By Rob Starr, Content Manager, Big4.com
“Despite so many challenges this year, including the U.S. election, continued uncertainties around the global marketplace, and turmoil over the US Fiscal Cliff, 2012 will go down in the books as a solid year for IPOs, and much stronger than 2011,” said Herb Engert, Strategic Growth Markets Practice Leader for Ernst & Young LLP, @HerbEngert. “I see uncertainty continuing to hold us back slightly, but I do think IPOs will rebound in 2013 after a slow few months ahead.”
These comments come after Ernst & Young’s U.S. IPO Pipeline Analysis. was recently released. It showed December is on track to have its slowest month since 2008.

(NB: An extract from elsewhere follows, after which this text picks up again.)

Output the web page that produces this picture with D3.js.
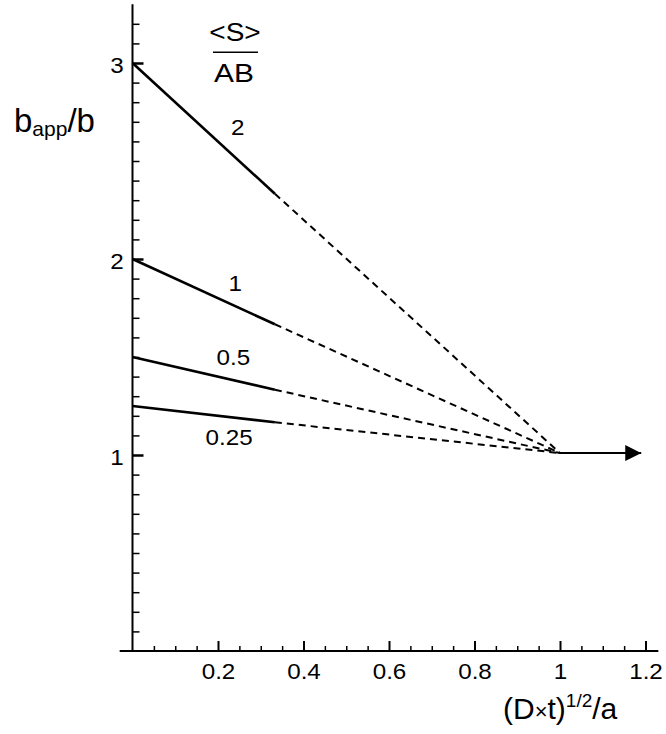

Private equity has remained stable amidst corporate decline and saw a considerable improvement in exits, both through M&A and IPO. PE firms are sitting on more than $360 billion in “dry powder” to deploy, but there is a shortage of quality assets and a noticeable gap between buyer and seller price expectations, which have constrained activity. As a result, buyout firms have struggled to attain a consistent level of activity. Fundraising has been fairly active in 2012, and PE activity is expected to continue momentum and remain consistent with 2012.
“We expect 2013 to be on par with 2012 in terms of deal size, and the sectors that will be in play,” said Jackie Kelley, Americas IPO Leader, for the Ernst & Young organization. “Resolution on the Fiscal Cliff and a strong retail season could drive a boost in the pipeline late in the quarter and early into 2013.”
“A trend we will continue to see in Q4 is companies pursuing a follow-on offering, looking to raise capital. This will challenge the IPO market going forward as new companies in the pipeline will compete for attention and capital with companies that already have a proven track record,” concluded Kelley.